Et Sandel est également clair dans son écrit qu’un communautarisme viable, explicitement moral et qui donne la priorité à certaines valeurs par rapport à d’autres, nécessite une participation démocratique authentique pour fonctionner. En réalité, la Grande-Bretagne n’est pas seulement composée de gens biens, conservateurs sociaux qui ont voté pour le Brexit, évidemment. Hugh Grant vit ici aussi. Comme dans une version agrandie du jury citoyen de Mattinson, idéalement les équipes opposées devraient discuter de leurs différences éthiques dans une délibération civique – non seulement parce que cela pourrait inspirer les politiciens sur ce qu’ils pourraient inscrire dans leurs promesses électorales, mais aussi parce que cela apporterait sans doute une plus grande clarté sur les valeurs personnelles, renforcerait la cohésion sociale et élargirait également l’acceptation de tout résultat politique final.

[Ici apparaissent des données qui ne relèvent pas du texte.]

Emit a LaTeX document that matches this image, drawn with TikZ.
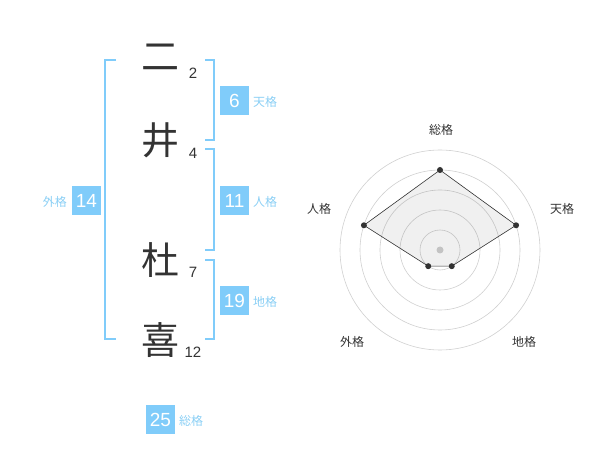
\documentclass[tikz,border=0pt]{standalone}
\usepackage{fontspec}
\setmainfont{Liberation Sans}
\newfontfamily\cjk{Noto Sans CJK JP}
\definecolor{boxblue}{HTML}{80CCFA}
\definecolor{lblblue}{HTML}{8ACFF5}
\definecolor{chardark}{HTML}{333333}
\definecolor{ringgray}{HTML}{D0D0D0}
\begin{document}
\begin{tikzpicture}[x=1pt,y=-1pt,
  bigchar/.style={font=\cjk\fontsize{38}{38}\selectfont, text=chardark, inner sep=0pt},
  strokenum/.style={font=\fontsize{15}{15}\selectfont, text=chardark, inner sep=0pt},
  numbox/.style={fill=boxblue, text=white, minimum width=29pt, minimum height=29pt, inner sep=0pt, font=\fontsize{19}{19}\selectfont},
  kaku/.style={font=\cjk\fontsize{12}{12}\selectfont, text=lblblue, inner sep=0pt},
  bracket/.style={draw=boxblue, line width=2pt},
  ring/.style={draw=ringgray, line width=0.6pt},
  radlbl/.style={font=\cjk\fontsize{12}{12}\selectfont, text=chardark, inner sep=0pt},
  dot/.style={circle, fill=chardark, minimum size=6pt, inner sep=0pt}]
\useasboundingbox (0,0) rectangle (600,470);
% characters
\node[bigchar] (c1) at (160,57) {二};
\node[bigchar] (c2) at (160,140) {井};
\node[bigchar] (c3) at (160,260) {杜};
\node[bigchar] (c4) at (160,340) {喜};
\node[strokenum] (n1) at (193,73) {2};
\node[strokenum] (n2) at (193,153) {4};
\node[strokenum] (n3) at (193,272) {7};
\node[strokenum] (n4) at (193,352) {12};
% brackets
\draw[bracket] (116,60) -- (105,60) -- (105,339.5) -- (116,339.5);
\draw[bracket] (205,60) -- (214,60) -- (214,140) -- (205,140);
\draw[bracket] (205,149.5) -- (214,149.5) -- (214,250) -- (205,250);
\draw[bracket] (205,260) -- (214,260) -- (214,339.5) -- (205,339.5);
% boxes
\node[numbox] (b6) at (234.5,100.5) {6};
\node[kaku, anchor=west] (l6) at (253,102) {天格};
\node[numbox] (b11) at (234.5,200.5) {11};
\node[kaku, anchor=west] (l11) at (253,202) {人格};
\node[numbox] (b19) at (234.5,300.5) {19};
\node[kaku, anchor=west] (l19) at (253,302) {地格};
\node[numbox] (b14) at (86.5,200.5) {14};
\node[kaku, anchor=east] (l14) at (67,202) {外格};
\node[numbox] (b25) at (160.5,419.5) {25};
\node[kaku, anchor=west] (l25) at (179,421) {総格};
% radar chart
\coordinate (ctr) at (440,250);
\foreach \r in {20,40,60,80,100} \draw[ring] (ctr) circle[radius=\r];
\fill[ringgray] (ctr) circle[radius=3.5];
\path (ctr) ++(0,-80) coordinate (p1);
\path (ctr) ++({80*cos(18)},{-80*sin(18)}) coordinate (p2);
\path (ctr) ++({20*cos(54)},{20*sin(54)}) coordinate (p3);
\path (ctr) ++({-20*cos(54)},{20*sin(54)}) coordinate (p4);
\path (ctr) ++({-80*cos(18)},{-80*sin(18)}) coordinate (p5);
\filldraw[fill=black, fill opacity=0.06, draw=chardark, line width=0.6pt] (p1) -- (p2) -- (p3) -- (p4) -- (p5) -- cycle;
\foreach \p in {p1,p2,p3,p4,p5} \node[dot] at (\p) {};
\node[radlbl] (r1) at (441,130) {総格};
\node[radlbl] (r2) at (562,209) {天格};
\node[radlbl] (r3) at (524,342) {地格};
\node[radlbl] (r4) at (352,342) {外格};
\node[radlbl] (r5) at (319,209) {人格};
\end{tikzpicture}
\end{document}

Au cours des derniers mois, il y a eu des rumeurs selon lesquelles le Parti travailliste pourrait introduire des assemblées de citoyens pour les questions qui divisent la société, ce qui serait peut-être un pas dans la bonne direction. Une chose est sûre, c’est qu’ils doivent faire quelque chose. En fin de compte, être vague sur la vision éthique concrète du parti, tout en se référant au bon sens de l’électeur britannique, ne suffira tout simplement pas.

Dans Left Out: The Inside Story of Labour Under Corbyn de Gabriel Pogrund et Patrick Maguire, quelqu’un « de l’intérieur » a déclaré à propos de la période délicate de Starmer en tant que secrétaire d’État fantôme chargé de la sortie de l’Union européenne : « Il a dit qu’il ne pouvait aller aussi loin que la corde le lui permettait. Il cherchait constamment à augmenter le périmètre dans lequel il pouvait se déplacer. » Si nous devons être chargés de tenir la corde de Starmer à l’avenir – et peut-être l’empêcher d’en augmenter le périmètre, si nécessaire – nous ferions mieux de trouver des moyens adéquats pour déterminer où devrait se situer le centre.